What is required
The material below includes pictures; leave them out and return only the lines between the line containing "Reproduce this diagram with TikZ." and the line containing "(spine) at (193,0);", inclusive, word for word.

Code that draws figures
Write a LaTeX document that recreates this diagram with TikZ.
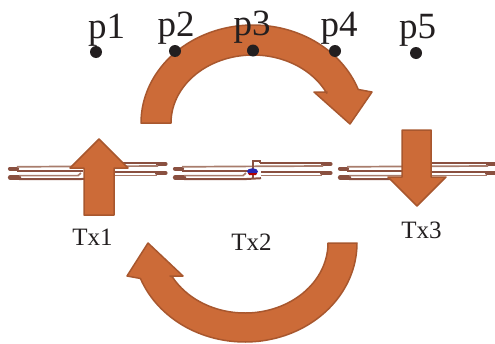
\documentclass[tikz,border=0pt]{standalone}
\usepackage{fontspec}
\setmainfont{Liberation Serif}
\definecolor{arrowfill}{HTML}{CC6B38}
\definecolor{arrowedge}{HTML}{A8572E}
\definecolor{metal}{HTML}{8A5040}
\definecolor{metallight}{HTML}{A87C6C}
\definecolor{inktext}{HTML}{231F20}
\tikzset{
  bigarrow/.style={fill=arrowfill,draw=arrowedge,line width=1.5pt,line join=round},
  plabel/.style={anchor=base,text=inktext,inner sep=0pt,font=\fontsize{37}{37}\selectfont},
  txlabel/.style={anchor=base,text=inktext,inner sep=0pt,font=\fontsize{25}{25}\selectfont},
  probe/.style={circle,fill=inktext,minimum size=12pt,inner sep=0pt},
  pad/.style={draw=metal,line width=4.2pt,line cap=round},
  finger/.style={draw=metal,line width=2pt},
  fingerlight/.style={draw=metallight,line width=1.7pt},
}
\newcommand{\fetbody}[1]{%
  \begin{scope}[xshift=#1pt]
    % left fingers
    \draw[pad] (175,168.6) -- (182,168.6);
    \draw[pad] (175,177.5) -- (184,177.5);
    \draw[fingerlight] (182,166.8) -- (245,166.4);
    \draw[finger] (182,170.9) -- (248,170.9);
    \draw[finger] (184,179.2) -- (243,179.2) -- (261,178.2);
    \draw[fingerlight] (184,175.6) -- (243,175.6) -- (246,173);
    % right fingers
    \draw[pad] (323,164) -- (330.5,164);
    \draw[pad] (322,173) -- (330.5,173);
    \draw[finger] (260,162.6) -- (323,162.6);
    \draw[fingerlight] (245,166.4) -- (323,166);
    \draw[finger] (261,171.6) -- (322,171.6);
    \draw[fingerlight] (261,175.4) -- (322,175.4);
  \end{scope}
}
\begin{document}
\begin{tikzpicture}[x=1pt,y=-1pt]
  \useasboundingbox (0,0) rectangle (495,343);
  \begin{scope}
    \clip (0,0) rectangle (495,343);
    \fetbody{-165}
    \fetbody{0}
    \fetbody{165}
  \end{scope}
  % gate of the middle device
  \draw[finger,line width=1.5pt] (253,178) -- (253,161.2) -- (260,161.2) -- (260,162.6);
  \fill[blue!65!black!85] (252.5,171.6) ellipse[x radius=5.5pt,y radius=3.4pt];
  \fill[red!70!black] (248,173) -- (257,173) -- (256,175) -- (249,175) -- cycle;
  % vertical block arrows
  \draw[bigarrow] (84,215) -- (84,168) -- (70,168) -- (99,139) -- (128,168) -- (114,168) -- (114,215) -- cycle;
  \draw[bigarrow] (402,130) -- (402,177) -- (388,177) -- (417,206) -- (446,177) -- (431,177) -- (431,130) -- cycle;
  % curved top arrow
  \draw[bigarrow] plot[domain=180:340,samples=70] ({253+112*cos(\x)},{123+98*sin(\x)})
    -- (372,92) -- (350,124) -- (314,92) -- (327,92)
    -- plot[domain=334:180,samples=70] ({253+82*cos(\x)},{123+68*sin(\x)}) -- cycle;
  % curved bottom arrow
  \draw[bigarrow] plot[domain=0:159,samples=70] ({245+112*cos(\x)},{243+99*sin(\x)})
    -- (127,276) -- (148,243) -- (183,276) -- (170,276)
    -- plot[domain=151:0,samples=70] ({245+83*cos(\x)},{243+70*sin(\x)}) -- cycle;
  % labels
  \node[plabel] (p1) at (106.5,38) {p1};
  \node[plabel] (p2) at (176,36) {p2};
  \node[plabel] (p3) at (252,35) {p3};
  \node[plabel] (p4) at (339,36) {p4};
  \node[plabel] (p5) at (417.5,38) {p5};
  \node[probe] (d1) at (96,52) {};
  \node[probe] (d2) at (175,51) {};
  \node[probe] (d3) at (253,50.5) {};
  \node[probe] (d4) at (335,51) {};
  \node[probe] (d5) at (416,53) {};
  \node[txlabel] (t1) at (92.5,245) {Tx1};
  \node[txlabel] (t2) at (251.5,250) {Tx2};
  \node[txlabel] (t3) at (421.5,238) {Tx3};
\end{tikzpicture}
\end{document}
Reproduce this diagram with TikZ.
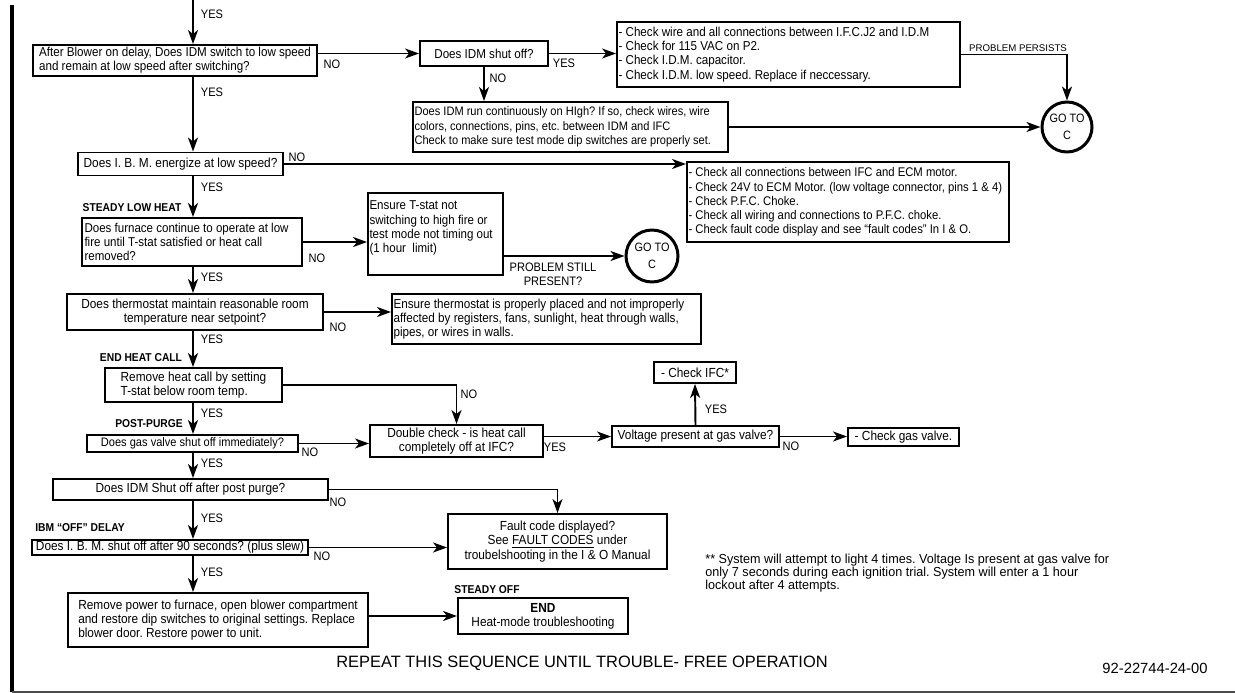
\documentclass[tikz,border=0pt]{standalone}
\usepackage{fontspec}
\setmainfont{Liberation Sans}[FakeStretch=0.9]
\newfontfamily\widesans{Liberation Sans}
\newfontfamily\notesans{Liberation Sans}[FakeStretch=0.97]
\usetikzlibrary{arrows.meta}
\newcommand\qfont{\fontsize{7.5}{8.1}\selectfont}
\newcommand\qsize[1]{\fontsize{#1}{8.1}\selectfont}

\begin{document}
\frenchspacing
\begin{tikzpicture}[
    x=0.02cm, y=-0.02cm,
    >={Stealth[length=0.28cm, width=0.2cm, inset=0.08cm]},
    qbox/.style={draw, line width=1.1pt, inner xsep=0.03cm, inner ysep=0.5pt, font=\qfont},
    gotoc/.style={draw, circle, line width=1.7pt, inner sep=0pt, align=center,
        font=\fontsize{6.9}{10}\selectfont},
    lbl/.style={inner sep=0pt, font=\qsize{7.0}},
    stage/.style={inner sep=0pt, font=\fontsize{6.5}{7}\selectfont\bfseries},
    flow/.style={->, line width=1.1pt}
]
    \useasboundingbox (0,0) rectangle (1235,693);

    % --- Frame ---
    \draw[line width=1.9pt] (12,5) -- (12,692);
    \draw[line width=0.9pt, black!70] (12,692) -- (1235,692);
    \coordinate (spine) at (193,0);

    % --- Blower / IDM checks ---
    \node[qbox, font=\qsize{7.35}, minimum width=5.68cm, minimum height=0.62cm, align=left] (blower) at (175,60.5)
        {After Blower on delay, Does IDM switch to low speed\\and remain at low speed after switching?};
    \node[qbox, font=\qsize{7.35}, minimum width=2.56cm, minimum height=0.5cm, align=left] (shutoff) at (484,53.5) {Does IDM shut off?};
    \node[qbox, font=\qsize{7.35}, minimum width=6.86cm, text width=6.8cm, minimum height=1.3cm, align=flush left] (wirechk) at (788.5,54.5)
        {- Check wire and all connections between I.F.C.J2 and I.D.M\\
         - Check for 115 VAC on P2.\\
         - Check I.D.M. capacitor.\\
         - Check I.D.M. low speed. Replace if neccessary.};
    \node[qbox, font=\qsize{7.0}, minimum width=6.3cm, text width=6.24cm, minimum height=1.0cm, align=flush left] (runhigh) at (570.5,127)
        {Does IDM run continuously on HIgh? If so, check wires, wire\\
         colors, connections, pins, etc. between IDM and IFC\\
         Check to make sure test mode dip switches are properly set.};
    \node[gotoc, minimum size=1.0cm] (gotoA) at (1067,127) {GO TO\\C};

    % --- IBM low speed ---
    \node[qbox, minimum width=4.1cm, minimum height=0.46cm, align=left] (ibmlow) at (180.5,164)
        {Does I. B. M. energize at low speed?};
    \node[qbox, font=\qsize{7.15}, minimum width=6.44cm, text width=6.38cm, minimum height=1.6cm, align=flush left] (ecmchk) at (848,202)
        {- Check all connections between IFC and ECM motor.\\
         - Check 24V to ECM Motor. (low voltage connector, pins 1 \& 4)\\
         - Check P.F.C. Choke.\\
         - Check all wiring and connections to P.F.C. choke.\\
         - Check fault code display and see “fault codes” In I \& O.};

    % --- Steady low heat ---
    \node[stage] (lowheat) at (132,208) {STEADY LOW HEAT};
    \node[qbox, font=\qsize{7.3}, minimum width=4.4cm, text width=4.3cm, minimum height=0.96cm, align=flush left] (lowfire) at (192,242)
        {Does furnace continue to operate at low\\fire until T-stat satisfied or heat call\\removed?};
    \node[qbox, font=\qsize{7.3}, minimum width=2.7cm, text width=2.64cm, minimum height=1.64cm, align=flush left] (tstat) at (435.5,234)
        {Ensure T-stat not\\switching to high fire or\\test mode not timing out\\(1 hour~ limit)\\~};
    \node[gotoc, minimum size=1.04cm] (gotoB) at (652,256) {GO TO\\C};
    \node[qbox, minimum width=5.12cm, minimum height=0.72cm, align=center] (thermo) at (195,312)
        {Does thermostat maintain reasonable room\\temperature near setpoint?};
    \node[qbox, font=\qsize{7.4}, minimum width=6.18cm, text width=6.12cm, minimum height=1.0cm, align=flush left] (placed) at (546.5,319)
        {Ensure thermostat is properly placed and not improperly\\
         affected by registers, fans, sunlight, heat through walls,\\
         pipes, or wires in walls.};

    % --- End heat call / post-purge ---
    \node[stage] (endcall) at (141,358) {END HEAT CALL};
    \node[qbox, minimum width=3.54cm, minimum height=0.68cm, align=left] (removecall) at (193.5,385)
        {Remove heat call by setting\\T-stat below room temp.};
    \node[stage] (purge) at (149,424) {POST-PURGE};
    \node[qbox, font=\qsize{7.0}, minimum width=4.22cm, minimum height=0.34cm] (gasoff) at (192.5,443.5)
        {Does gas valve shut off immediately?};
    \node[qbox, minimum width=3.46cm, minimum height=0.64cm, align=center] (dblchk) at (456.5,441)
        {Double check - is heat call\\completely off at IFC?};
    \node[qbox, minimum width=3.34cm, minimum height=0.42cm] (voltage) at (695.5,436.5) {Voltage present at gas valve?};
    \node[qbox, minimum width=1.64cm, minimum height=0.42cm] (chkifc) at (695,372.5) {- Check IFC*};
    \node[qbox, minimum width=2.22cm, minimum height=0.36cm] (chkgas) at (903.5,437) {- Check gas valve.};
    \node[qbox, minimum width=5.5cm, minimum height=0.42cm] (idmoff) at (190.5,489.5)
        {Does IDM Shut off after post purge?};
    \node[qbox, minimum width=4.38cm, minimum height=1.1cm, align=center] (fault) at (557.5,541.5)
        {Fault code displayed?\\See \underline{FAULT CODES} under\\troubelshooting in the I \& O Manual};

    % --- IBM off delay / steady off ---
    \node[stage] (offdelay) at (80,528) {IBM “OFF” DELAY};
    \node[qbox, minimum width=5.52cm, minimum height=0.3cm] (ibm90) at (170,547.5)
        {Does I. B. M. shut off after 90 seconds? (plus slew)};
    \node[qbox, minimum width=6.0cm, minimum height=1.08cm, align=left] (restore) at (218,620)
        {Remove power to furnace, open blower compartment\\
         and restore dip switches to original settings. Replace\\
         blower door. Restore power to unit.};
    \node[stage] (steadyoff) at (487,590) {STEADY OFF};
    \node[qbox, minimum width=3.4cm, minimum height=0.72cm, align=center] (endbox) at (543,616)
        {\textbf{END}\\Heat-mode troubleshooting};

    % --- Notes ---
    \node[inner sep=0pt, anchor=west, align=left, font=\notesans\fontsize{7.4}{7.6}\selectfont] (note) at (705,573)
        {** System will attempt to light 4 times. Voltage Is present at gas valve for\\
         only 7 seconds during each ignition trial. System will enter a 1 hour\\
         lockout after 4 attempts.};
    \node[inner sep=0pt, font=\widesans\fontsize{9.35}{10}\selectfont] (repeatnote) at (582,663)
        {REPEAT THIS SEQUENCE UNTIL TROUBLE- FREE OPERATION};
    \node[inner sep=0pt, font=\widesans\fontsize{8.4}{10}\selectfont] (docnum) at (1155,668) {92-22744-24-00};

    % --- Main spine (YES path) ---
    \draw[flow] (spine) -- (spine |- blower.north);
    \draw[flow] (blower.south -| spine) -- (ibmlow.north -| spine);
    \draw[flow] (ibmlow.south -| spine) -- (lowfire.north -| spine);
    \draw[flow] (lowfire.south -| spine) -- (thermo.north -| spine);
    \draw[flow] (thermo.south -| spine) -- (removecall.north -| spine);
    \draw[flow] (removecall.south -| spine) -- (gasoff.north -| spine);
    \draw[flow] (gasoff.south -| spine) -- (idmoff.north -| spine);
    \draw[flow] (idmoff.south -| spine) -- (ibm90.north -| spine);
    \draw[flow] (ibm90.south -| spine) -- (restore.north -| spine);
    \foreach \yy in {14,92,187,277,339,413,463,518,572}
        \node[lbl] at (212,\yy) {YES};

    % --- Side branches ---
    \draw[flow] (blower.east |- shutoff.west) -- (shutoff.west);
    \draw[flow] (shutoff.east) -- (shutoff.east -| wirechk.west);
    \draw[flow] (wirechk.east) -| (gotoA.north);
    \draw[flow] (shutoff.south) -- (shutoff.south |- runhigh.north);
    \draw[flow] (runhigh.east) -- (runhigh.east -| gotoA.west);
    \draw[flow] (ibmlow.east) -- (ibmlow.east -| ecmchk.west);
    \draw[flow] (lowfire.east) -- (lowfire.east -| tstat.west);
    \draw[flow] (tstat.east |- gotoB.west) -- (gotoB.west);
    \draw[flow] (thermo.east) -- (thermo.east -| placed.west);
    \draw[flow] (removecall.east) -| (dblchk.north);
    \draw[flow] (gasoff.east) -- (gasoff.east -| dblchk.west);
    \draw[flow] (dblchk.east |- voltage.west) -- (voltage.west);
    \draw[flow] (voltage.north) -- (chkifc.south);
    \draw[flow] (voltage.east) -- (voltage.east -| chkgas.west);
    \draw[flow] (idmoff.east) -| (fault.north);
    \draw[flow] (ibm90.east) -- (ibm90.east -| fault.west);
    \draw[flow] (restore.east |- endbox.west) -- (endbox.west);

    % branch labels
    \node[lbl] (no1) at (332,64) {NO};
    \node[lbl] (yes2) at (564,63) {YES};
    \node[lbl] (no2) at (498,78) {NO};
    \node[inner sep=0pt, font=\widesans\fontsize{5.5}{6}\selectfont] (persist) at (1018,48) {PROBLEM PERSISTS};
    \node[lbl] (no3) at (297,157) {NO};
    \node[lbl] (no4) at (317,258) {NO};
    \node[lbl, align=center] (still) at (553,274) {PROBLEM STILL\\PRESENT?};
    \node[lbl] (no5) at (338,327) {NO};
    \node[lbl] (no6) at (469,394) {NO};
    \node[lbl] (no7) at (310,452) {NO};
    \node[lbl] (yes3) at (555,447) {YES};
    \node[lbl] (yes4) at (716,409) {YES};
    \node[lbl] (no8) at (791,446) {NO};
    \node[lbl] (no9) at (338,502) {NO};
    \node[lbl] (no10) at (322,556) {NO};

\end{tikzpicture}
\end{document}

Problem solution
Reproduce this diagram with TikZ.
\documentclass[tikz,border=0pt]{standalone}
\usepackage{fontspec}
\setmainfont{Liberation Sans}[FakeStretch=0.9]
\newfontfamily\widesans{Liberation Sans}
\newfontfamily\notesans{Liberation Sans}[FakeStretch=0.97]
\usetikzlibrary{arrows.meta}
\newcommand\qfont{\fontsize{7.5}{8.1}\selectfont}
\newcommand\qsize[1]{\fontsize{#1}{8.1}\selectfont}

\begin{document}
\frenchspacing
\begin{tikzpicture}[
    x=0.02cm, y=-0.02cm,
    >={Stealth[length=0.28cm, width=0.2cm, inset=0.08cm]},
    qbox/.style={draw, line width=1.1pt, inner xsep=0.03cm, inner ysep=0.5pt, font=\qfont},
    gotoc/.style={draw, circle, line width=1.7pt, inner sep=0pt, align=center,
        font=\fontsize{6.9}{10}\selectfont},
    lbl/.style={inner sep=0pt, font=\qsize{7.0}},
    stage/.style={inner sep=0pt, font=\fontsize{6.5}{7}\selectfont\bfseries},
    flow/.style={->, line width=1.1pt}
]
    \useasboundingbox (0,0) rectangle (1235,693);

    % --- Frame ---
    \draw[line width=1.9pt] (12,5) -- (12,692);
    \draw[line width=0.9pt, black!70] (12,692) -- (1235,692);
    \coordinate (spine) at (193,0);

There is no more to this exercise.